» Data segment

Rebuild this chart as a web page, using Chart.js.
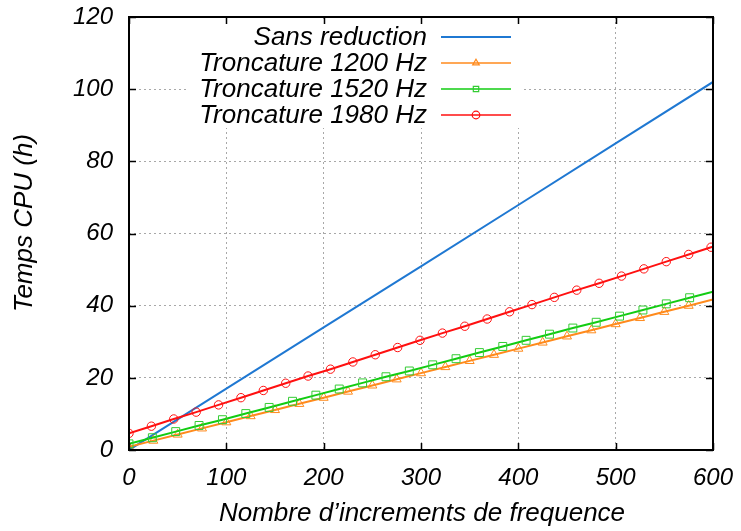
<!DOCTYPE html>
<html>
<head>
<meta charset="utf-8">
<script src="https://cdn.jsdelivr.net/npm/chart.js@4/dist/chart.umd.min.js"></script>
<style>
  html, body { margin: 0; padding: 0; background: #fff; }
  #chart { display: block; }
</style>
</head>
<body>
<canvas id="chart" width="741" height="531"></canvas>
<script>
// values
var labels = ['Sans reduction', 'Troncature 1200 Hz', 'Troncature 1520 Hz', 'Troncature 1980 Hz'];

var sansX = [0, 100, 200, 300, 400, 500, 600];
var sansY = [0, 17.0, 34.0, 50.9, 67.9, 85.0, 102.0];

var t1200X = [0, 25, 50, 75, 100, 125, 150, 175, 200, 225, 250, 275, 300, 325, 350, 375, 400, 425, 450, 475, 500, 525, 550, 575, 600];
var t1200Y = [0.9, 2.6, 4.3, 6.0, 7.7, 9.4, 11.1, 12.8, 14.5, 16.2, 17.9, 19.6, 21.3, 23.0, 24.7, 26.4, 28.1, 29.8, 31.5, 33.2, 34.9, 36.6, 38.3, 40.0, 41.7];

var t1520X = [0, 24, 48, 72, 96, 120, 144, 168, 192, 216, 240, 264, 288, 312, 336, 360, 384, 408, 432, 456, 480, 504, 528, 552, 576, 600];
var t1520Y = [1.7, 3.4, 5.1, 6.8, 8.4, 10.1, 11.8, 13.5, 15.2, 16.9, 18.6, 20.3, 21.9, 23.6, 25.3, 27.0, 28.7, 30.4, 32.1, 33.8, 35.4, 37.1, 38.8, 40.5, 42.2, 43.9];

var t1980X = [0, 23, 46, 69, 92, 115, 138, 161, 184, 207, 230, 253, 276, 299, 322, 345, 368, 391, 414, 437, 460, 483, 506, 529, 552, 575, 598, 600];
var t1980Y = [4.6, 6.6, 8.6, 10.5, 12.5, 14.5, 16.5, 18.5, 20.5, 22.4, 24.4, 26.4, 28.4, 30.4, 32.4, 34.3, 36.3, 38.3, 40.3, 42.3, 44.3, 46.2, 48.2, 50.2, 52.2, 54.2, 56.2, 56.3];

var xTitle = "Nombre d\u2019increments de frequence";
var yTitle = 'Temps CPU (h)';

var FONT = "'Liberation Sans', Arial, sans-serif";

function pts(xs, ys) {
  return xs.map(function (x, i) { return {x: x, y: ys[i]}; });
}

// the last point only closes the line at x = 600, gnuplot puts no marker there
function markerRadius(r) {
  return function (ctx) {
    return ctx.dataIndex === ctx.dataset.data.length - 1 ? 0 : r;
  };
}

var datasets = [
  {label: labels[0], data: pts(sansX, sansY), borderColor: '#1f78d2', borderWidth: 2,
   pointRadius: 0, pointStyle: false, order: 4},
  {label: labels[1], data: pts(t1200X, t1200Y), borderColor: '#ff8a1c', borderWidth: 2,
   pointStyle: 'triangle', pointRadius: markerRadius(5.2), pointBorderWidth: 1,
   pointBorderColor: '#ff8a1c', pointBackgroundColor: 'rgba(0,0,0,0)', order: 3},
  {label: labels[2], data: pts(t1520X, t1520Y), borderColor: '#12cc12', borderWidth: 2,
   pointStyle: 'rect', pointRadius: markerRadius(5.6), pointBorderWidth: 1,
   pointBorderColor: '#33cc33', pointBackgroundColor: 'rgba(0,0,0,0)', order: 2},
  {label: labels[3], data: pts(t1980X, t1980Y), borderColor: '#ff1010', borderWidth: 2,
   pointStyle: 'circle', pointRadius: markerRadius(4.2), pointBorderWidth: 1,
   pointBorderColor: '#ff1010', pointBackgroundColor: 'rgba(0,0,0,0)', order: 1}
];
datasets.forEach(function (d) { d.showLine = true; d.tension = 0; });

// legend box, frame, inward ticks and axis titles, gnuplot style
var gnuplotDecor = {
  id: 'gnuplotDecor',
  afterDatasetsDraw: function (chart) {
    var ctx = chart.ctx;
    ctx.save();
    // legend with opaque box
    ctx.fillStyle = '#fff';
    ctx.fillRect(186, 22, 336, 106);
    var rows = [37, 63, 89, 115];
    ctx.font = 'italic 26px ' + FONT;
    ctx.textAlign = 'right';
    ctx.textBaseline = 'middle';
    chart.data.datasets.forEach(function (d, i) {
      var y = rows[i];
      ctx.fillStyle = '#000';
      ctx.fillText(d.label, 427, y + 1);
      ctx.strokeStyle = d.borderColor;
      ctx.lineWidth = i === 0 ? 2 : 1.5;
      ctx.setLineDash([]);
      ctx.beginPath();
      ctx.moveTo(441, y);
      ctx.lineTo(511, y);
      ctx.stroke();
      if (d.pointStyle) {
        ctx.strokeStyle = d.pointBorderColor;
        ctx.fillStyle = 'rgba(0,0,0,0)';
        ctx.lineWidth = 1.2;
        Chart.helpers.drawPoint(ctx, {pointStyle: d.pointStyle, radius: 3.8, rotation: 0, borderWidth: 1.2}, 476, y);
      }
    });
    ctx.restore();
  },
  afterDraw: function (chart) {
    var ctx = chart.ctx, a = chart.chartArea;
    var sx = chart.scales.x, sy = chart.scales.y;
    ctx.save();
    ctx.strokeStyle = '#000';
    ctx.lineWidth = 1.5;
    ctx.setLineDash([]);
    ctx.beginPath();
    sx.ticks.forEach(function (t) {
      var px = Math.round(sx.getPixelForValue(t.value)) + 0.5;
      ctx.moveTo(px, a.bottom); ctx.lineTo(px, a.bottom - 7);
      ctx.moveTo(px, a.top); ctx.lineTo(px, a.top + 7);
    });
    sy.ticks.forEach(function (t) {
      var py = Math.round(sy.getPixelForValue(t.value)) + 0.5;
      ctx.moveTo(a.left, py); ctx.lineTo(a.left + 7, py);
      ctx.moveTo(a.right, py); ctx.lineTo(a.right - 7, py);
    });
    ctx.stroke();
    ctx.lineWidth = 2;
    ctx.strokeRect(a.left, a.top, a.right - a.left, a.bottom - a.top);

    ctx.fillStyle = '#000';
    ctx.font = 'italic 26px ' + FONT;
    ctx.textAlign = 'center';
    ctx.textBaseline = 'middle';
    ctx.fillText(xTitle, 422, 514);
    ctx.translate(25, 223);
    ctx.rotate(-Math.PI / 2);
    ctx.fillText(yTitle, 0, 0);
    ctx.restore();
  }
};

var gridColor = function (c) {
  return (c.tick && (c.tick.value === c.scale.min || c.tick.value === c.scale.max)) ? 'rgba(0,0,0,0)' : '#a8a8a8';
};

// fixed axis boxes; drop the label overhang padding so the plot area is set by layout.padding
function fixBox(size) {
  return function (s) {
    if (s.isHorizontal()) { s.height = size; } else { s.width = size; }
    s.paddingTop = 0; s.paddingBottom = 0; s.paddingLeft = 0; s.paddingRight = 0;
  };
}

new Chart(document.getElementById('chart').getContext('2d'), {
  type: 'scatter',
  data: {datasets: datasets},
  options: {
    responsive: false,
    animation: false,
    layout: {padding: {top: 17, right: 28, left: 0, bottom: 0}},
    plugins: {legend: {display: false}, tooltip: {enabled: false}},
    scales: {
      x: {
        type: 'linear', min: 0, max: 600,
        afterFit: fixBox(81),
        ticks: {stepSize: 100, color: '#000', padding: 14, font: {family: FONT, size: 24, style: 'italic'}},
        grid: {color: gridColor, lineWidth: 1, drawTicks: false},
        border: {display: false, dash: [2, 3]}
      },
      y: {
        type: 'linear', min: 0, max: 120,
        afterFit: fixBox(129),
        ticks: {stepSize: 20, color: '#000', padding: 16, font: {family: FONT, size: 24, style: 'italic'}},
        grid: {color: gridColor, lineWidth: 1, drawTicks: false},
        border: {display: false, dash: [2, 3]}
      }
    }
  },
  plugins: [gnuplotDecor]
});
</script>
</body>
</html>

» Your goal
Leave out the pictures and repeat the lines from the start of the material through the line with "38.3, 40.0, 41.7];", inclusive.

» Result for this task
Rebuild this chart as a web page, using Chart.js.
<!DOCTYPE html>
<html>
<head>
<meta charset="utf-8">
<script src="https://cdn.jsdelivr.net/npm/chart.js@4/dist/chart.umd.min.js"></script>
<style>
  html, body { margin: 0; padding: 0; background: #fff; }
  #chart { display: block; }
</style>
</head>
<body>
<canvas id="chart" width="741" height="531"></canvas>
<script>
// values
var labels = ['Sans reduction', 'Troncature 1200 Hz', 'Troncature 1520 Hz', 'Troncature 1980 Hz'];

var sansX = [0, 100, 200, 300, 400, 500, 600];
var sansY = [0, 17.0, 34.0, 50.9, 67.9, 85.0, 102.0];

var t1200X = [0, 25, 50, 75, 100, 125, 150, 175, 200, 225, 250, 275, 300, 325, 350, 375, 400, 425, 450, 475, 500, 525, 550, 575, 600];
var t1200Y = [0.9, 2.6, 4.3, 6.0, 7.7, 9.4, 11.1, 12.8, 14.5, 16.2, 17.9, 19.6, 21.3, 23.0, 24.7, 26.4, 28.1, 29.8, 31.5, 33.2, 34.9, 36.6, 38.3, 40.0, 41.7];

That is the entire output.